Four ways organizations can prevent PII from becoming black market public record

Personally Identifiable Information (PII) is worth 10 times more than credit card information on the black market, making it imperative to have strong policies and safeguards that protect personal data in place. The latest account from the Identity Theft Resource Center (ITRC), shows that a total of 591 data breaches have taken place this year, exposing more than 175 million records. Among the biggest victims targeted include local, state and national government entities due to the troves of personal data these organizations store and share on a daily basis and their often out dated and therefore insecure IT infrastructure.

Since 2010, governmental organizations experienced more than 300 breaches exposing millions of sensitive records with victims including the United States Postal Service, US Department of State and the National Weather Service. The most recent and by far most egregious breach is that of the Office of Personnel Management (OPM), in which 21 million social security numbers and addresses belonging to former and current government employees, as well as 5.6 million fingerprints, were stolen. What’s most painful is the fact that simple cybersecurity measures could have prevented the majority of these breaches.

In the private sector, data security has become a board level issue as organizational reputation and shareholder value are at stake. As the resignation of the OPM’s director indicates, governmental organizations are in the same position. As a result, these organizations can – and must – defend against cyber theft by developing and incorporating strong cybersecurity protocols and safeguards when storing and transferring data. Below are four ways that government agencies can protect their PII to avoid making headlines as the next victim of a breach.

1. Equip systems with strong user authentication passwords
It doesn’t take a sophisticated hacker to break into a government data vault if passwords are easy to crack. Because we all have a multitude of passwords to keep track of, people tend to use the same easy-to-remember passwords for a variety of purposes.

According to a 2015 Trustwave research report of 574 data breaches that took place across 15 countries, 28 percent of those breaches were the result of weak passwords. Each year, several reports are released revealing the most common passwords people use and, despite common knowledge, usual suspects like “1234” or “qwerty” are still often selected. As the first line of defense, a strong password that uses both upper and lowercase letters, symbols and numbers that are unique and not in use for other solutions or systems, can decrease the likelihood of a breach.

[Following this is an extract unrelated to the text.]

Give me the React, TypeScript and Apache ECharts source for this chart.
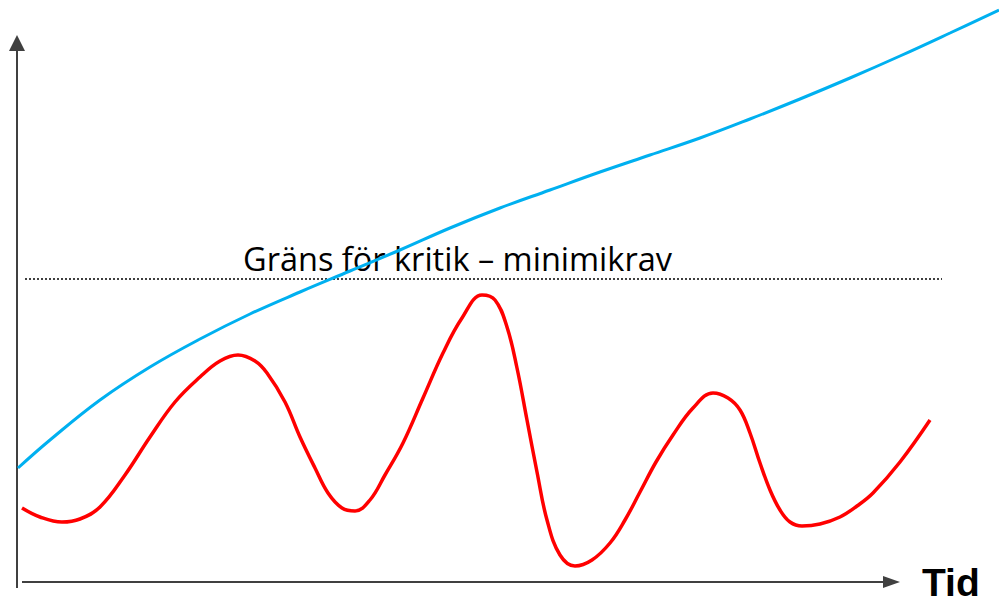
import React, { useEffect, useRef } from "react";
import * as echarts from "echarts";

// Time (x) and level (y, measured downward from top of canvas units) readings
const blueTime = [18, 50, 100, 150, 200, 250, 300, 350, 400, 450, 500, 550, 600, 650, 700, 750, 800, 850, 900, 950, 999];
const blueLevel = [468, 440, 400, 367, 339, 314, 292, 271, 250, 228, 208, 190, 172, 155, 138, 119, 99, 78, 56, 33, 10];

const redTime = [22, 40, 62, 80, 100, 125, 150, 175, 200, 220, 238, 255, 267, 285, 300, 315, 328, 342, 355, 370, 385, 403, 423, 443, 462, 482, 495, 507, 517, 527, 537, 547, 560, 575, 592, 610, 625, 640, 656, 673, 693, 713, 728, 740, 750, 760, 770, 780, 790, 802, 820, 840, 857, 873, 900, 930];
const redLevel = [508, 517, 522, 519, 507, 475, 437, 402, 377, 361, 355, 361, 373, 402, 437, 468, 493, 508, 511, 500, 475, 443, 398, 353, 318, 295, 300, 327, 368, 420, 472, 520, 555, 566, 560, 543, 520, 492, 462, 435, 408, 393, 398, 410, 433, 463, 490, 510, 522, 526, 524, 517, 506, 493, 462, 420];

const limitTime = [25, 942];
const limitLevel = [279, 279];

const limitLabel = "Gräns för kritik – minimikrav";
const axisLabel = "Tid";

function pairs(xs: number[], ys: number[]) {
  return xs.map((x, i) => [x, ys[i]]);
}

export default function App() {
  const ref = useRef<HTMLDivElement>(null);
  useEffect(() => {
    if (!ref.current) return;
    const chart = echarts.init(ref.current, null, { renderer: "svg" });
    chart.setOption({
      animation: false,
      grid: { left: 0, right: 0, top: 0, bottom: 0 },
      xAxis: { type: "value", min: 0, max: 999, show: false },
      yAxis: { type: "value", min: 0, max: 604, inverse: true, show: false },
      series: [
        {
          type: "line",
          data: pairs(limitTime, limitLevel),
          symbol: "none",
          lineStyle: { color: "#404040", width: 2, type: [2, 2] },
        },
        {
          type: "line",
          data: pairs(blueTime, blueLevel),
          smooth: 0.4,
          symbol: "none",
          lineStyle: { color: "#00B0F0", width: 3 },
        },
        {
          type: "line",
          data: pairs(redTime, redLevel),
          smooth: 0.4,
          symbol: "none",
          lineStyle: { color: "#FF0000", width: 3.5 },
        },
      ],
      graphic: [
        { type: "line", shape: { x1: 17, y1: 50, x2: 17, y2: 588 }, style: { stroke: "#404040", lineWidth: 2 } },
        { type: "polygon", shape: { points: [[9, 51], [17, 35], [25, 51]] }, style: { fill: "#404040" } },
        { type: "line", shape: { x1: 22, y1: 582, x2: 885, y2: 582 }, style: { stroke: "#404040", lineWidth: 2 } },
        { type: "polygon", shape: { points: [[883, 576], [900, 582], [883, 588]] }, style: { fill: "#404040" } },
        {
          type: "text",
          x: 922,
          y: 582,
          style: {
            text: axisLabel,
            font: "bold 39px 'Liberation Sans', Arial, sans-serif",
            fill: "#000000",
            verticalAlign: "middle",
          },
        },
        {
          type: "text",
          x: 243,
          y: 258,
          style: {
            text: limitLabel,
            font: "32.5px 'Open Sans', sans-serif",
            fill: "#000000",
            verticalAlign: "middle",
          },
        },
      ],
    });
    return () => chart.dispose();
  }, []);
  return (
    <div
      ref={ref}
      style={{ position: "fixed", left: 0, top: 0, width: 999, height: 604, background: "#ffffff" }}
    />
  );
}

2. Take ownership of encryption keys
When the PII of millions of employees sits unencrypted on a poorly protected server, it’s the data equivalent of putting a pie on the windowsill for data-hungry hackers. This was the scenario that led to the compromise of millions of files and records at the OPM. Whether information is being stored on and accessed via smartphones, laptops or wearables, organizations should be aware of the risks associated when using the public cloud. Managing and maintaining encryption keys is a good start.

As you would never share your house key with a complete stranger, the same concept should be applied with encryption keys. However as long as encryption keys are maintained by public cloud service providers and their architects, personal data and information that is stored in a public cloud will be at risk. So rather than focusing on the strength of an encryption algorithm, a better question to ask is where are encryption keys held and managed. An alternative is a private cloud storage solution that guarantees ownership of encryption keys for maximum protection and control over stored data. Ultimately, reactionary procedures when a breach hits are important, however proactive preparations through ensuring ownership of encryption keys will decrease the likelihood of a brute force cyber attack.

3. Ensure proper use-policies for dated applications
Dead apps, or apps that once thrived in large-scale app stores but are no longer supported, present an easy way for hackers to exploit and implant malware. Organizations can help protect their personal information by encouraging staff to regularly update apps when newer versions are released or to delete them altogether from their devices when they’re no longer being supported by their developers. IT departments can also establish and enforce a mobile app whitelist to manage which apps are safe for employees to download and use.

4. Provide employee training on cybersecurity best practices
Steven Covey, author of “The Seven Habits of Highly Effective People,” famously said, “always treat employees exactly as you want them to treat your best customers.” Employee training sends the message to staff that management values them and are willing to provide employees with all the tools they need to do a good job. Cybersecurity training instills in employees the value of protecting customer and employee information and, of course, helps to decrease the likelihood of careless errors concerning corporate information.

In addition to periodic training sessions, an ongoing support system from IT that is reiterated by management ensures that employees have the security resources and education they need to make smart decisions when using corporate data.

As breaches continue to make daily headlines, it’s more imperative than ever to invest in solutions and policies that ensure PII is safely stored, accessed and shared. The negative repercussions from the OPM breach, among many others, prove that all government organizations should develop, monitor and continually enhance internal systems and policies to safeguard personal information. In order to avoid subsequent headaches for IT managers and maintain a positive reputation, employee training, encryption ownership and strong authentication make a significant difference in ensuring PII is safely stored and out of the hands of hackers and the lucrative black market.